STATED GOAL :: Give the data below again exactly as it stands. Omit the pictures.

MATERIAL PROVIDED ::
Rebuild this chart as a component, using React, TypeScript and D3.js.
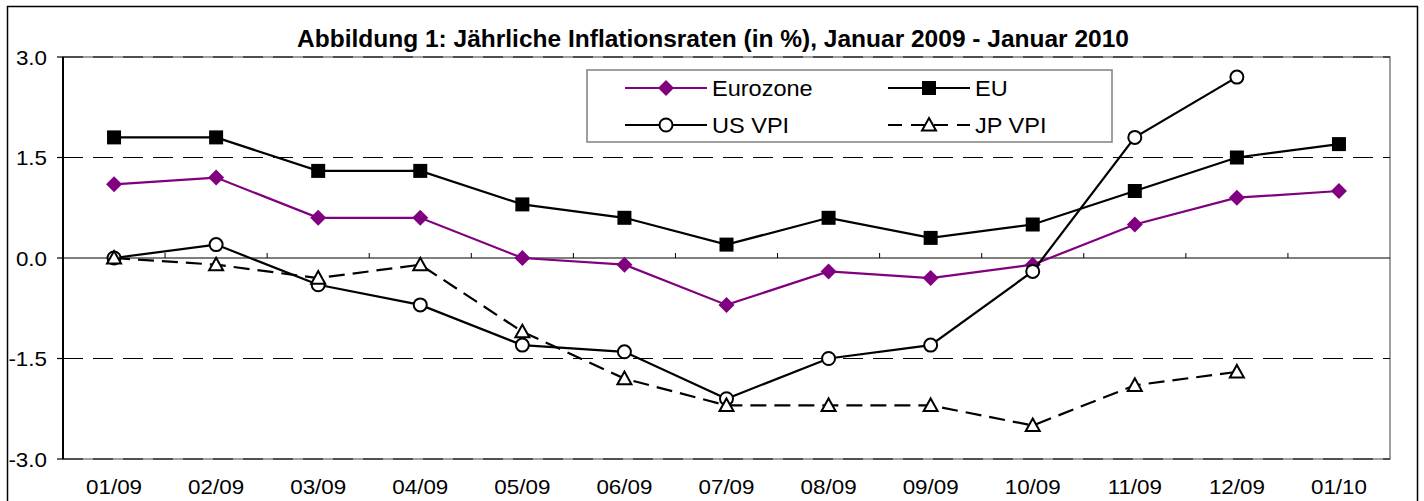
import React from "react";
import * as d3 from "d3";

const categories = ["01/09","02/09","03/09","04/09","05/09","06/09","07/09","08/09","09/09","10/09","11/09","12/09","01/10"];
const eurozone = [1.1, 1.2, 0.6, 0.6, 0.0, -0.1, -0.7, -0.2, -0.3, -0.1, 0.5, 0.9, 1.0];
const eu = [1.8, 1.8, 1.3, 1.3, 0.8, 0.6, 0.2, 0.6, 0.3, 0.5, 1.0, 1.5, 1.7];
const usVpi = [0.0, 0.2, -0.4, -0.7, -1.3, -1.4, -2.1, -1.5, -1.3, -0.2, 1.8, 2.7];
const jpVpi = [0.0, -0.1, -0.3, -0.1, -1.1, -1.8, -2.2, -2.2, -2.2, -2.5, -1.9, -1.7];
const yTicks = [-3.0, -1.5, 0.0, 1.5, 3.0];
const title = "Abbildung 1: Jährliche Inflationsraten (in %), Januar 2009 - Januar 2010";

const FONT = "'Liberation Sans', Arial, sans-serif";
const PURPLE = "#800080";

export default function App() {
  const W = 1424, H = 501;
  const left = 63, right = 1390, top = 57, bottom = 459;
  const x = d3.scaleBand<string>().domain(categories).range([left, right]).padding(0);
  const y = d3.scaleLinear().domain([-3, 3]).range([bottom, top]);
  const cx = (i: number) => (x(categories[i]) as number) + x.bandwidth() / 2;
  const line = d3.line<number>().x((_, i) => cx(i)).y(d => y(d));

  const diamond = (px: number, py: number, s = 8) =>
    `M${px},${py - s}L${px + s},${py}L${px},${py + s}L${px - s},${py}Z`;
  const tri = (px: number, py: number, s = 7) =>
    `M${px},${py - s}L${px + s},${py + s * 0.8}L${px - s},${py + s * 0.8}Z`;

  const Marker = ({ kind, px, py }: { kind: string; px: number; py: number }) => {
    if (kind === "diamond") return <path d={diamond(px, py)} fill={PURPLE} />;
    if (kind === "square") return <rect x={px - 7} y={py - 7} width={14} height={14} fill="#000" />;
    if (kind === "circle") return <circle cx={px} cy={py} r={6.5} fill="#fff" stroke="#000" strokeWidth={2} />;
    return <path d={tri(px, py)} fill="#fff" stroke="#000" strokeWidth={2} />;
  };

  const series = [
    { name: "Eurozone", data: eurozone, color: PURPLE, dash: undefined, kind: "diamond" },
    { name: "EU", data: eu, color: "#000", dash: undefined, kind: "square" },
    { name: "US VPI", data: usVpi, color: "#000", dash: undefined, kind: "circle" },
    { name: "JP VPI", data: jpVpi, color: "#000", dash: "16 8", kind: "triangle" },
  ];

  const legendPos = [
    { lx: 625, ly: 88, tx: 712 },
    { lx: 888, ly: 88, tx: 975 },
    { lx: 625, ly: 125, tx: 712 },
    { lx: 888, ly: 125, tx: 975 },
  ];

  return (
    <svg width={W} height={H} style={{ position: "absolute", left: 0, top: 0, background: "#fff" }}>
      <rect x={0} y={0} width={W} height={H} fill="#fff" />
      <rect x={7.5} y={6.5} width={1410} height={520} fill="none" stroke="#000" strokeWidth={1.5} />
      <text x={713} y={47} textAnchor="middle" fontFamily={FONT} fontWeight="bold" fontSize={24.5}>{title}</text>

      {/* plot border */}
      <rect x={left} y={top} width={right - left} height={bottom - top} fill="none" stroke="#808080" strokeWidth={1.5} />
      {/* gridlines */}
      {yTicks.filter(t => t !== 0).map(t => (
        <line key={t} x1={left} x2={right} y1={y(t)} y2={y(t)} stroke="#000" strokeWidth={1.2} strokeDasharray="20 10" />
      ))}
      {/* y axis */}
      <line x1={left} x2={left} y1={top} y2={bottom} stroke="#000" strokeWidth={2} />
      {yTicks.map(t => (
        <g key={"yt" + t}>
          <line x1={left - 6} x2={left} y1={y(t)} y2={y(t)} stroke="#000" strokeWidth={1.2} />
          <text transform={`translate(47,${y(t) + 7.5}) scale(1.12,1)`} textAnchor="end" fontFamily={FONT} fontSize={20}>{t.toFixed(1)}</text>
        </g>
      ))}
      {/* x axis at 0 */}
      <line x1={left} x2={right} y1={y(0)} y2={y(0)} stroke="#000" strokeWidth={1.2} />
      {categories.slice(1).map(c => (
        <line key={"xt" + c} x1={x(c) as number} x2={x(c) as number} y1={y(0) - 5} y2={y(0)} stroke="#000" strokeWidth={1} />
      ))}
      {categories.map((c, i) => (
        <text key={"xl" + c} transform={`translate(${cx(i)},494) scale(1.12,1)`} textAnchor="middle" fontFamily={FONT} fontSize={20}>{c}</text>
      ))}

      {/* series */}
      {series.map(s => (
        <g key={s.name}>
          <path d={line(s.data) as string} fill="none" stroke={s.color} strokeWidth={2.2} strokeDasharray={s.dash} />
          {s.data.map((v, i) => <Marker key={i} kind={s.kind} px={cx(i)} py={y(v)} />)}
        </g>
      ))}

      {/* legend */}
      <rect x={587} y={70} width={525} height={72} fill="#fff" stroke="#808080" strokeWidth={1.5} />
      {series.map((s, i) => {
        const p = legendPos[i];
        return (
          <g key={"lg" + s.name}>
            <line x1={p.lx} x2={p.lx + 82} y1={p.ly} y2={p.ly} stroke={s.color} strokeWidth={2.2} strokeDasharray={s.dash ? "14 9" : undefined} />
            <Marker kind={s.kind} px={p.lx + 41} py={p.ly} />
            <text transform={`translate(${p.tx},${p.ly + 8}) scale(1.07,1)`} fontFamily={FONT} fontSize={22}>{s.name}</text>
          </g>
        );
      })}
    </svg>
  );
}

REPLY TO THE TASK ::
Rebuild this chart as a component, using React, TypeScript and D3.js.
import React from "react";
import * as d3 from "d3";

const categories = ["01/09","02/09","03/09","04/09","05/09","06/09","07/09","08/09","09/09","10/09","11/09","12/09","01/10"];
const eurozone = [1.1, 1.2, 0.6, 0.6, 0.0, -0.1, -0.7, -0.2, -0.3, -0.1, 0.5, 0.9, 1.0];
const eu = [1.8, 1.8, 1.3, 1.3, 0.8, 0.6, 0.2, 0.6, 0.3, 0.5, 1.0, 1.5, 1.7];
const usVpi = [0.0, 0.2, -0.4, -0.7, -1.3, -1.4, -2.1, -1.5, -1.3, -0.2, 1.8, 2.7];
const jpVpi = [0.0, -0.1, -0.3, -0.1, -1.1, -1.8, -2.2, -2.2, -2.2, -2.5, -1.9, -1.7];
const yTicks = [-3.0, -1.5, 0.0, 1.5, 3.0];
const title = "Abbildung 1: Jährliche Inflationsraten (in %), Januar 2009 - Januar 2010";

const FONT = "'Liberation Sans', Arial, sans-serif";
const PURPLE = "#800080";

export default function App() {
  const W = 1424, H = 501;
  const left = 63, right = 1390, top = 57, bottom = 459;
  const x = d3.scaleBand<string>().domain(categories).range([left, right]).padding(0);
  const y = d3.scaleLinear().domain([-3, 3]).range([bottom, top]);
  const cx = (i: number) => (x(categories[i]) as number) + x.bandwidth() / 2;
  const line = d3.line<number>().x((_, i) => cx(i)).y(d => y(d));

  const diamond = (px: number, py: number, s = 8) =>
    `M${px},${py - s}L${px + s},${py}L${px},${py + s}L${px - s},${py}Z`;
  const tri = (px: number, py: number, s = 7) =>
    `M${px},${py - s}L${px + s},${py + s * 0.8}L${px - s},${py + s * 0.8}Z`;

  const Marker = ({ kind, px, py }: { kind: string; px: number; py: number }) => {
    if (kind === "diamond") return <path d={diamond(px, py)} fill={PURPLE} />;
    if (kind === "square") return <rect x={px - 7} y={py - 7} width={14} height={14} fill="#000" />;
    if (kind === "circle") return <circle cx={px} cy={py} r={6.5} fill="#fff" stroke="#000" strokeWidth={2} />;
    return <path d={tri(px, py)} fill="#fff" stroke="#000" strokeWidth={2} />;
  };

  const series = [
    { name: "Eurozone", data: eurozone, color: PURPLE, dash: undefined, kind: "diamond" },
    { name: "EU", data: eu, color: "#000", dash: undefined, kind: "square" },
    { name: "US VPI", data: usVpi, color: "#000", dash: undefined, kind: "circle" },
    { name: "JP VPI", data: jpVpi, color: "#000", dash: "16 8", kind: "triangle" },
  ];

  const legendPos = [
    { lx: 625, ly: 88, tx: 712 },
    { lx: 888, ly: 88, tx: 975 },
    { lx: 625, ly: 125, tx: 712 },
    { lx: 888, ly: 125, tx: 975 },
  ];

  return (
    <svg width={W} height={H} style={{ position: "absolute", left: 0, top: 0, background: "#fff" }}>
      <rect x={0} y={0} width={W} height={H} fill="#fff" />
      <rect x={7.5} y={6.5} width={1410} height={520} fill="none" stroke="#000" strokeWidth={1.5} />
      <text x={713} y={47} textAnchor="middle" fontFamily={FONT} fontWeight="bold" fontSize={24.5}>{title}</text>

      {/* plot border */}
      <rect x={left} y={top} width={right - left} height={bottom - top} fill="none" stroke="#808080" strokeWidth={1.5} />
      {/* gridlines */}
      {yTicks.filter(t => t !== 0).map(t => (
        <line key={t} x1={left} x2={right} y1={y(t)} y2={y(t)} stroke="#000" strokeWidth={1.2} strokeDasharray="20 10" />
      ))}
      {/* y axis */}
      <line x1={left} x2={left} y1={top} y2={bottom} stroke="#000" strokeWidth={2} />
      {yTicks.map(t => (
        <g key={"yt" + t}>
          <line x1={left - 6} x2={left} y1={y(t)} y2={y(t)} stroke="#000" strokeWidth={1.2} />
          <text transform={`translate(47,${y(t) + 7.5}) scale(1.12,1)`} textAnchor="end" fontFamily={FONT} fontSize={20}>{t.toFixed(1)}</text>
        </g>
      ))}
      {/* x axis at 0 */}
      <line x1={left} x2={right} y1={y(0)} y2={y(0)} stroke="#000" strokeWidth={1.2} />
      {categories.slice(1).map(c => (
        <line key={"xt" + c} x1={x(c) as number} x2={x(c) as number} y1={y(0) - 5} y2={y(0)} stroke="#000" strokeWidth={1} />
      ))}
      {categories.map((c, i) => (
        <text key={"xl" + c} transform={`translate(${cx(i)},494) scale(1.12,1)`} textAnchor="middle" fontFamily={FONT} fontSize={20}>{c}</text>
      ))}

      {/* series */}
      {series.map(s => (
        <g key={s.name}>
          <path d={line(s.data) as string} fill="none" stroke={s.color} strokeWidth={2.2} strokeDasharray={s.dash} />
          {s.data.map((v, i) => <Marker key={i} kind={s.kind} px={cx(i)} py={y(v)} />)}
        </g>
      ))}

      {/* legend */}
      <rect x={587} y={70} width={525} height={72} fill="#fff" stroke="#808080" strokeWidth={1.5} />
      {series.map((s, i) => {
        const p = legendPos[i];
        return (
          <g key={"lg" + s.name}>
            <line x1={p.lx} x2={p.lx + 82} y1={p.ly} y2={p.ly} stroke={s.color} strokeWidth={2.2} strokeDasharray={s.dash ? "14 9" : undefined} />
            <Marker kind={s.kind} px={p.lx + 41} py={p.ly} />
            <text transform={`translate(${p.tx},${p.ly + 8}) scale(1.07,1)`} fontFamily={FONT} fontSize={22}>{s.name}</text>
          </g>
        );
      })}
    </svg>
  );
}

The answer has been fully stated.